# Habe aber trotzdem ein Problem mit Javascript



## knollinger (11. Feb 2007)

Und hoffe ihr könnt trotzdem helfen ......

......
Hallo Leute!

Ich habe auf der Seite http://mitglied.lycos.de/jackthehacker/Start.htm

ein Problem mit den Links. Ich würde gerne die Fenster die im "Auswahlmenü" unter Sonstiges und Übungen stehen auch im Fenster "Rechts Unten" öffnen lassen. So das der Linkleiste links noch zu sehen ist. Leider komme ich damit nicht ganz zurecht. Der Script lautet:

<FORM>
<SELECT NAME="list">
<OPTION SELECTED VALUE="sonstiges/downloads.htm">downloads
<OPTION SELECTED VALUE="sonstiges/Links.htm">Links
<OPTION SELECTED VALUE="sonstiges/history.htm">History
<OPTION SELECTED VALUE="sonstiges/kontakt.htm">Kontakt
<OPTION SELECTED VALUE="sonstiges/news.htm">Newsletter
<option selected> Bitte wählen </option>
</SELECT>
<INPUT TYPE="BUTTON" VALUE="Und Los!" onClick="top.location.href=this.form.list.options[this.form.list.selectedIndex].value">
</FORM>

Für Sonstiges

Auf der Seite auch bitte mal Übung / Einsätze klicken.
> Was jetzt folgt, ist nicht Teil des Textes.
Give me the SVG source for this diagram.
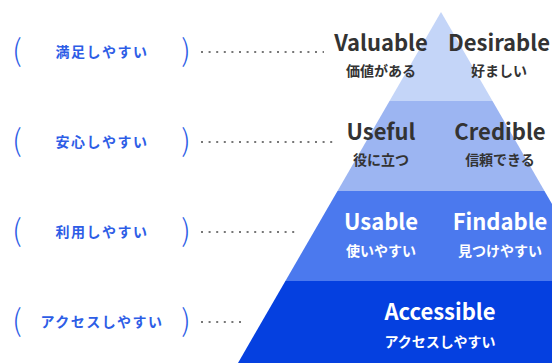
<svg xmlns="http://www.w3.org/2000/svg" width="552" height="363" viewBox="0 0 552 363">
<style>
.en{font-family:"Noto Sans CJK JP","Noto Sans",sans-serif;font-weight:700;font-size:22px;text-anchor:middle;fill:#333}
.jp{font-family:"Noto Sans CJK JP",sans-serif;font-weight:700;font-size:14px;text-anchor:middle;fill:#333}
.w{fill:#fff}
.lbl{font-family:"Noto Sans CJK JP",sans-serif;font-weight:700;font-size:14px;letter-spacing:1.5px;text-anchor:middle;fill:#2d5de6}
.par{font-family:"Noto Sans CJK JP",sans-serif;font-weight:300;font-size:30px;text-anchor:middle;fill:#2d5de6}
.dot{stroke:#777;stroke-width:2;stroke-dasharray:2 5.6;fill:none}
</style>
<rect width="552" height="363" fill="#fff"/>
<g id="pyramid">
<polygon points="441,12 492.5,101 389.5,101" fill="#c4d5f8"/>
<polygon points="389.5,101 492.5,101 544.5,191 337.5,191" fill="#9cb5f2"/>
<polygon points="337.5,191 544.5,191 596.6,281 285.4,281" fill="#4b79ee"/>
<polygon points="285.4,281 596.6,281 644,363 238,363" fill="#0540e0"/>
</g>
<g id="connectors">
<line class="dot" x1="201" y1="52" x2="324" y2="52"/>
<line class="dot" x1="201" y1="142" x2="334" y2="142"/>
<line class="dot" x1="201" y1="232" x2="299" y2="232"/>
<line class="dot" x1="201" y1="322" x2="246" y2="322"/>
</g>
<g id="label-satisfy">
<text class="par" x="17" y="61">(</text>
<text class="lbl" x="102" y="57">満足しやすい</text>
<text class="par" x="186" y="61">)</text>
</g>
<g id="label-trust">
<text class="par" x="17" y="151">(</text>
<text class="lbl" x="102" y="147">安心しやすい</text>
<text class="par" x="186" y="151">)</text>
</g>
<g id="label-use">
<text class="par" x="17" y="241">(</text>
<text class="lbl" x="102" y="237">利用しやすい</text>
<text class="par" x="186" y="241">)</text>
</g>
<g id="label-access">
<text class="par" x="17" y="331">(</text>
<text class="lbl" x="102" y="327">アクセスしやすい</text>
<text class="par" x="186" y="331">)</text>
</g>
<g id="valuable">
<text class="en" x="381" y="51">Valuable</text>
<text class="jp" x="381" y="76">価値がある</text>
</g>
<g id="desirable">
<text class="en" x="499" y="51">Desirable</text>
<text class="jp" x="499" y="76">好ましい</text>
</g>
<g id="useful">
<text class="en" x="381" y="140">Useful</text>
<text class="jp" x="381" y="165">役に立つ</text>
</g>
<g id="credible">
<text class="en" x="500" y="140">Credible</text>
<text class="jp" x="500" y="165">信頼できる</text>
</g>
<g id="usable">
<text class="en w" x="381" y="230">Usable</text>
<text class="jp w" x="381" y="256">使いやすい</text>
</g>
<g id="findable">
<text class="en w" x="500" y="230">Findable</text>
<text class="jp w" x="500" y="256">見つけやすい</text>
</g>
<g id="accessible">
<text class="en w" x="440" y="320">Accessible</text>
<text class="jp w" x="440" y="347">アクセスしやすい</text>
</g>
</svg>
Da geht das "Problem" immer. Sonstiges habe ich erst später hinzugefügt.

Danke für eure Hilfe


P.S:Natürlich ist das nur ein Testserver auf dem die Seite Gelagert wird.


----------



## DP (11. Feb 2007)

nach javascript verschoben, auch wenn du _trotzdem_ ein problem mit js hast


----------



## knollinger (12. Feb 2007)

Jo habe aber leider noch keine Antwort . Kennt sich denn keiner damit aus?


----------